The task. Extract each line of the material that follows exactly and omit its pictures.
□ □ □ □ □ □ □
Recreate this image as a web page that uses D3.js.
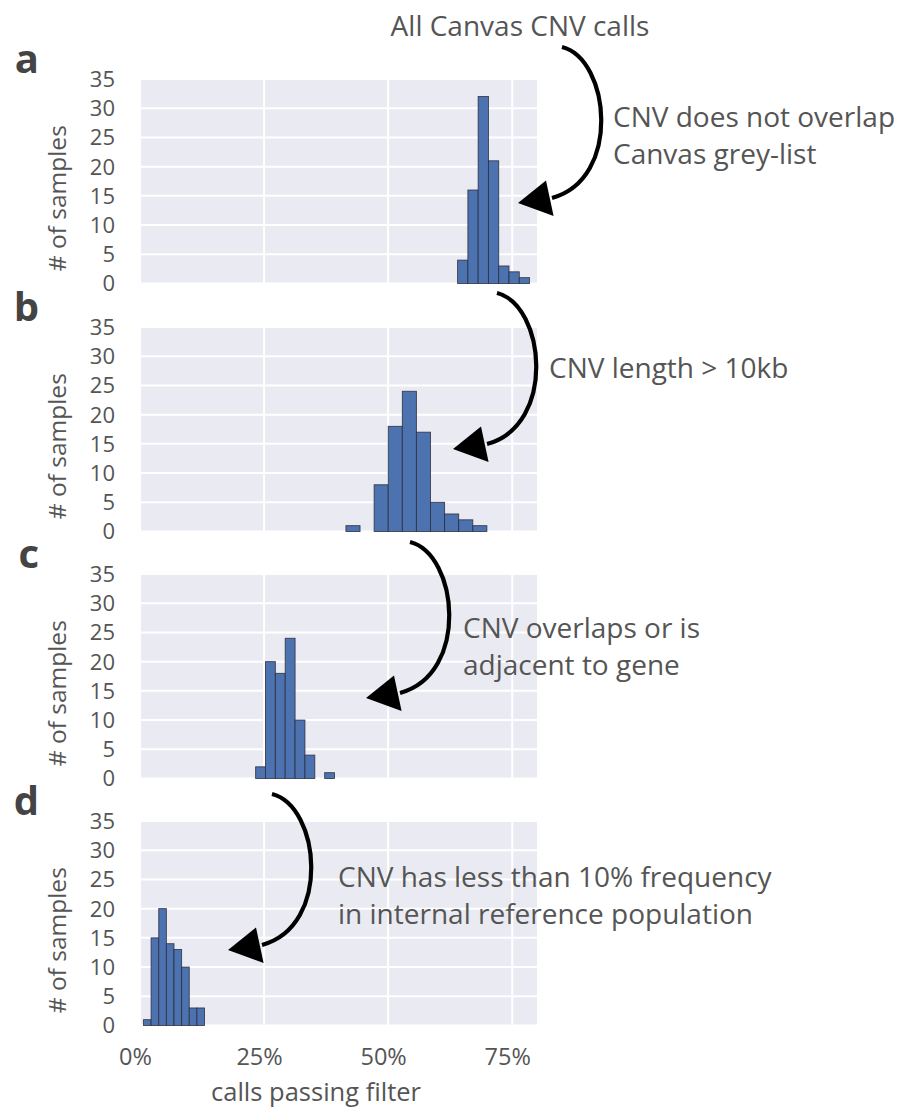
<!DOCTYPE html>
<html>
<head>
<meta charset="utf-8">
<script src="https://cdn.jsdelivr.net/npm/d3@7"></script>
<style>
  html, body { margin: 0; padding: 0; background: #fff; }
  svg { display: block; }
  text { font-family: "Open Sans", "Noto Sans", sans-serif; }
</style>
</head>
<body>
<svg id="chart" width="903" height="1107"></svg>
<script>
// Histogram of the fraction of CNV calls passing each successive filter.
// Each panel: letter, bin range [lo, hi] (fraction of calls), per-bin sample counts.
const panelLetters = ["a", "b", "c", "d"];
const binRanges = [
  [0.640, 0.785],
  [0.415, 0.699],
  [0.233, 0.392],
  [0.007, 0.130]
];
const countsA = [4, 16, 32, 21, 3, 2, 1];
const countsB = [1, 0, 8, 18, 24, 17, 5, 3, 2, 1];
const countsC = [2, 20, 18, 24, 10, 4, 0, 1];
const countsD = [1, 15, 20, 14, 13, 10, 3, 3];
const panelCounts = [countsA, countsB, countsC, countsD];

const yTicks = [0, 5, 10, 15, 20, 25, 30, 35];
const xTicks = [0, 0.25, 0.5, 0.75];
const xDomain = [0, 0.8];
const yDomain = [0, 35];

// Filter step descriptions, one per arrow (a text block may span two lines)
const stepLabels = [
  ["All Canvas CNV calls"],
  ["CNV does not overlap", "Canvas grey-list"],
  ["CNV length > 10kb"],
  ["CNV overlaps or is", "adjacent to gene"],
  ["CNV has less than 10% frequency", "in internal reference population"]
];

const svg = d3.select("#chart");
const plotLeft = 140, plotRight = 537, plotH = 204.5;
const panelTops = [79, 327, 574, 821];
const textGrey = "#555";

const x = d3.scaleLinear().domain(xDomain).range([plotLeft, plotRight]);

panelLetters.forEach((letter, i) => {
  const top = panelTops[i];
  const y = d3.scaleLinear().domain(yDomain).range([top + plotH, top]);
  const g = svg.append("g");

  // background
  g.append("rect")
    .attr("x", plotLeft).attr("y", top)
    .attr("width", plotRight - plotLeft).attr("height", plotH)
    .attr("fill", "#eaeaf2");

  // gridlines
  g.append("g").selectAll("line").data(yTicks).join("line")
    .attr("x1", plotLeft).attr("x2", plotRight)
    .attr("y1", d => y(d)).attr("y2", d => y(d))
    .attr("stroke", "#fff").attr("stroke-width", 2);
  g.append("g").selectAll("line").data(xTicks).join("line")
    .attr("x1", d => x(d)).attr("x2", d => x(d))
    .attr("y1", top).attr("y2", top + plotH)
    .attr("stroke", "#fff").attr("stroke-width", 2);

  // histogram bars
  const counts = panelCounts[i];
  const [lo, hi] = binRanges[i];
  const w = (hi - lo) / counts.length;
  const bins = counts.map((c, k) => ({ x0: lo + k * w, x1: lo + (k + 1) * w, n: c }));
  g.append("g").selectAll("rect").data(bins).join("rect")
    .attr("x", d => x(d.x0))
    .attr("width", d => x(d.x1) - x(d.x0))
    .attr("y", d => y(d.n))
    .attr("height", d => y(0) - y(d.n))
    .attr("fill", "#4c72b0")
    .attr("stroke", "#2a2a3a")
    .attr("stroke-opacity", 0.85)
    .attr("stroke-width", 0.9);

  // y axis tick labels
  const yAxis = d3.axisLeft(y).tickValues(yTicks).tickSize(0).tickPadding(0);
  const ya = g.append("g").attr("transform", `translate(115,0)`).call(yAxis);
  ya.select(".domain").remove();
  ya.selectAll("text")
    .attr("fill", textGrey)
    .style("font-size", "22px")
    .attr("x", 0).attr("dy", "0.34em");

  // y axis title
  g.append("text")
    .attr("transform", `translate(66,${top + plotH / 2 + 17}) rotate(-90)`)
    .attr("text-anchor", "middle")
    .attr("fill", textGrey)
    .style("font-size", "24.5px")
    .text("# of samples");

  // panel letter
  g.append("text")
    .attr("x", 39).attr("y", top - 6)
    .attr("text-anchor", "end")
    .attr("fill", "#444")
    .style("font-size", "40px")
    .style("font-weight", "bold")
    .text(letter);

  // x axis on the bottom panel only
  if (i === panelLetters.length - 1) {
    const xAxis = d3.axisBottom(x).tickValues(xTicks).tickFormat(d3.format(".0%")).tickSize(0).tickPadding(0);
    const xa = g.append("g").attr("transform", `translate(-5,${top + plotH})`).call(xAxis);
    xa.select(".domain").remove();
    xa.selectAll("text")
      .attr("fill", textGrey)
      .style("font-size", "23.5px")
      .attr("y", 39).attr("dy", 0);
    g.append("text")
      .attr("x", 316).attr("y", 1101)
      .attr("text-anchor", "middle")
      .attr("fill", textGrey)
      .style("font-size", "25.5px")
      .text("calls passing filter");
  }
});

// curved arrows between panels; each drawn from its start point
const arrowStarts = [[562, 47], [497, 293], [410, 542], [272, 794]];
const arrowG = svg.append("g");
arrowStarts.forEach(([sx, sy]) => {
  const a = arrowG.append("g").attr("transform", `translate(${sx},${sy})`);
  a.append("path")
    .attr("d", "M0,0 C48,12 60,132 -10,151")
    .attr("fill", "none")
    .attr("stroke", "#000")
    .attr("stroke-width", 4.2);
  a.append("path")
    .attr("d", "M-44,156 L-16,133.5 L-8.4,169 Z")
    .attr("fill", "#000");
});

// step descriptions
const labelPos = [
  { x: 520, y: 36, anchor: "middle" },
  { x: 613, y: 127, anchor: "start" },
  { x: 549, y: 378, anchor: "start" },
  { x: 463, y: 638, anchor: "start" },
  { x: 338, y: 887, anchor: "start" }
];
stepLabels.forEach((lines, i) => {
  const p = labelPos[i];
  const t = svg.append("text")
    .attr("x", p.x).attr("y", p.y)
    .attr("text-anchor", p.anchor)
    .attr("fill", textGrey)
    .style("font-size", "28px");
  lines.forEach((line, k) => {
    t.append("tspan").attr("x", p.x).attr("dy", k === 0 ? 0 : 36.5).text(line);
  });
});
</script>
</body>
</html>
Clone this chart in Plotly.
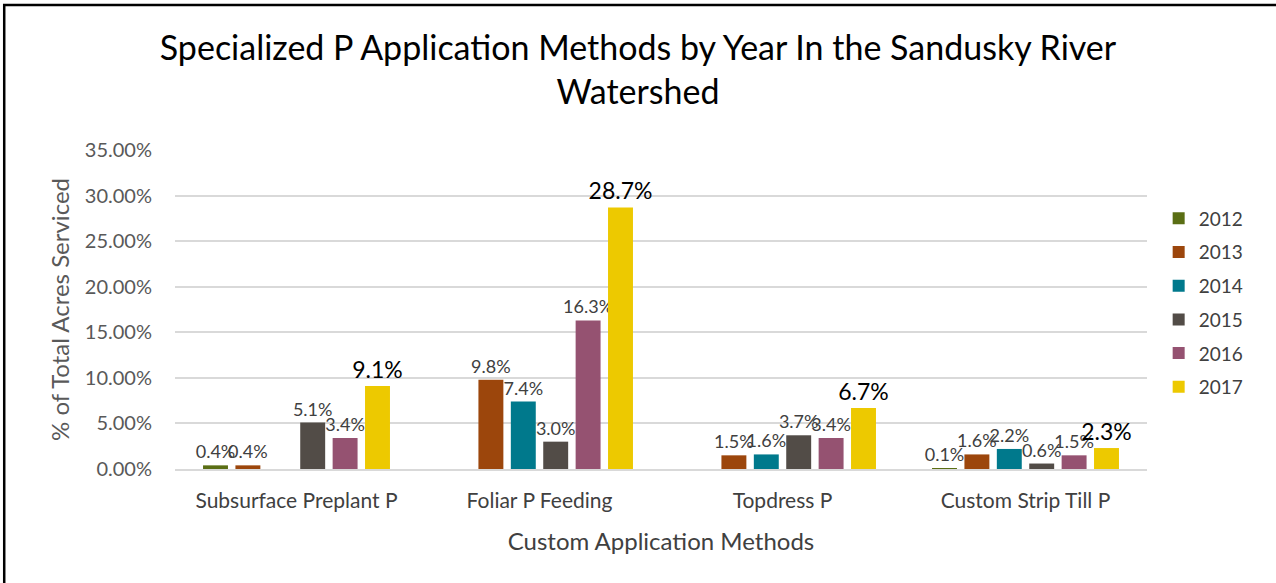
□ □ □ □ □ □ □
Completed exercise.
Recreate this image as a web page that uses D3.js.
<!DOCTYPE html>
<html>
<head>
<meta charset="utf-8">
<script src="https://cdn.jsdelivr.net/npm/d3@7"></script>
<style>
  html, body { margin: 0; padding: 0; background: #fff; }
  svg { display: block; }
  text { font-family: "Open Sans", "Noto Sans", sans-serif; }
</style>
</head>
<body>
<svg id="chart" width="903" height="1107"></svg>
<script>
// Histogram of the fraction of CNV calls passing each successive filter.
// Each panel: letter, bin range [lo, hi] (fraction of calls), per-bin sample counts.
const panelLetters = ["a", "b", "c", "d"];
const binRanges = [
  [0.640, 0.785],
  [0.415, 0.699],
  [0.233, 0.392],
  [0.007, 0.130]
];
const countsA = [4, 16, 32, 21, 3, 2, 1];
const countsB = [1, 0, 8, 18, 24, 17, 5, 3, 2, 1];
const countsC = [2, 20, 18, 24, 10, 4, 0, 1];
const countsD = [1, 15, 20, 14, 13, 10, 3, 3];
const panelCounts = [countsA, countsB, countsC, countsD];

const yTicks = [0, 5, 10, 15, 20, 25, 30, 35];
const xTicks = [0, 0.25, 0.5, 0.75];
const xDomain = [0, 0.8];
const yDomain = [0, 35];

// Filter step descriptions, one per arrow (a text block may span two lines)
const stepLabels = [
  ["All Canvas CNV calls"],
  ["CNV does not overlap", "Canvas grey-list"],
  ["CNV length > 10kb"],
  ["CNV overlaps or is", "adjacent to gene"],
  ["CNV has less than 10% frequency", "in internal reference population"]
];

const svg = d3.select("#chart");
const plotLeft = 140, plotRight = 537, plotH = 204.5;
const panelTops = [79, 327, 574, 821];
const textGrey = "#555";

const x = d3.scaleLinear().domain(xDomain).range([plotLeft, plotRight]);

panelLetters.forEach((letter, i) => {
  const top = panelTops[i];
  const y = d3.scaleLinear().domain(yDomain).range([top + plotH, top]);
  const g = svg.append("g");

  // background
  g.append("rect")
    .attr("x", plotLeft).attr("y", top)
    .attr("width", plotRight - plotLeft).attr("height", plotH)
    .attr("fill", "#eaeaf2");

  // gridlines
  g.append("g").selectAll("line").data(yTicks).join("line")
    .attr("x1", plotLeft).attr("x2", plotRight)
    .attr("y1", d => y(d)).attr("y2", d => y(d))
    .attr("stroke", "#fff").attr("stroke-width", 2);
  g.append("g").selectAll("line").data(xTicks).join("line")
    .attr("x1", d => x(d)).attr("x2", d => x(d))
    .attr("y1", top).attr("y2", top + plotH)
    .attr("stroke", "#fff").attr("stroke-width", 2);

  // histogram bars
  const counts = panelCounts[i];
  const [lo, hi] = binRanges[i];
  const w = (hi - lo) / counts.length;
  const bins = counts.map((c, k) => ({ x0: lo + k * w, x1: lo + (k + 1) * w, n: c }));
  g.append("g").selectAll("rect").data(bins).join("rect")
    .attr("x", d => x(d.x0))
    .attr("width", d => x(d.x1) - x(d.x0))
    .attr("y", d => y(d.n))
    .attr("height", d => y(0) - y(d.n))
    .attr("fill", "#4c72b0")
    .attr("stroke", "#2a2a3a")
    .attr("stroke-opacity", 0.85)
    .attr("stroke-width", 0.9);

  // y axis tick labels
  const yAxis = d3.axisLeft(y).tickValues(yTicks).tickSize(0).tickPadding(0);
  const ya = g.append("g").attr("transform", `translate(115,0)`).call(yAxis);
  ya.select(".domain").remove();
  ya.selectAll("text")
    .attr("fill", textGrey)
    .style("font-size", "22px")
    .attr("x", 0).attr("dy", "0.34em");

  // y axis title
  g.append("text")
    .attr("transform", `translate(66,${top + plotH / 2 + 17}) rotate(-90)`)
    .attr("text-anchor", "middle")
    .attr("fill", textGrey)
    .style("font-size", "24.5px")
    .text("# of samples");

  // panel letter
  g.append("text")
    .attr("x", 39).attr("y", top - 6)
    .attr("text-anchor", "end")
    .attr("fill", "#444")
    .style("font-size", "40px")
    .style("font-weight", "bold")
    .text(letter);

  // x axis on the bottom panel only
  if (i === panelLetters.length - 1) {
    const xAxis = d3.axisBottom(x).tickValues(xTicks).tickFormat(d3.format(".0%")).tickSize(0).tickPadding(0);
    const xa = g.append("g").attr("transform", `translate(-5,${top + plotH})`).call(xAxis);
    xa.select(".domain").remove();
    xa.selectAll("text")
      .attr("fill", textGrey)
      .style("font-size", "23.5px")
      .attr("y", 39).attr("dy", 0);
    g.append("text")
      .attr("x", 316).attr("y", 1101)
      .attr("text-anchor", "middle")
      .attr("fill", textGrey)
      .style("font-size", "25.5px")
      .text("calls passing filter");
  }
});

// curved arrows between panels; each drawn from its start point
const arrowStarts = [[562, 47], [497, 293], [410, 542], [272, 794]];
const arrowG = svg.append("g");
arrowStarts.forEach(([sx, sy]) => {
  const a = arrowG.append("g").attr("transform", `translate(${sx},${sy})`);
  a.append("path")
    .attr("d", "M0,0 C48,12 60,132 -10,151")
    .attr("fill", "none")
    .attr("stroke", "#000")
    .attr("stroke-width", 4.2);
  a.append("path")
    .attr("d", "M-44,156 L-16,133.5 L-8.4,169 Z")
    .attr("fill", "#000");
});

// step descriptions
const labelPos = [
  { x: 520, y: 36, anchor: "middle" },
  { x: 613, y: 127, anchor: "start" },
  { x: 549, y: 378, anchor: "start" },
  { x: 463, y: 638, anchor: "start" },
  { x: 338, y: 887, anchor: "start" }
];
stepLabels.forEach((lines, i) => {
  const p = labelPos[i];
  const t = svg.append("text")
    .attr("x", p.x).attr("y", p.y)
    .attr("text-anchor", p.anchor)
    .attr("fill", textGrey)
    .style("font-size", "28px");
  lines.forEach((line, k) => {
    t.append("tspan").attr("x", p.x).attr("dy", k === 0 ? 0 : 36.5).text(line);
  });
});
</script>
</body>
</html>
Clone this chart in Plotly.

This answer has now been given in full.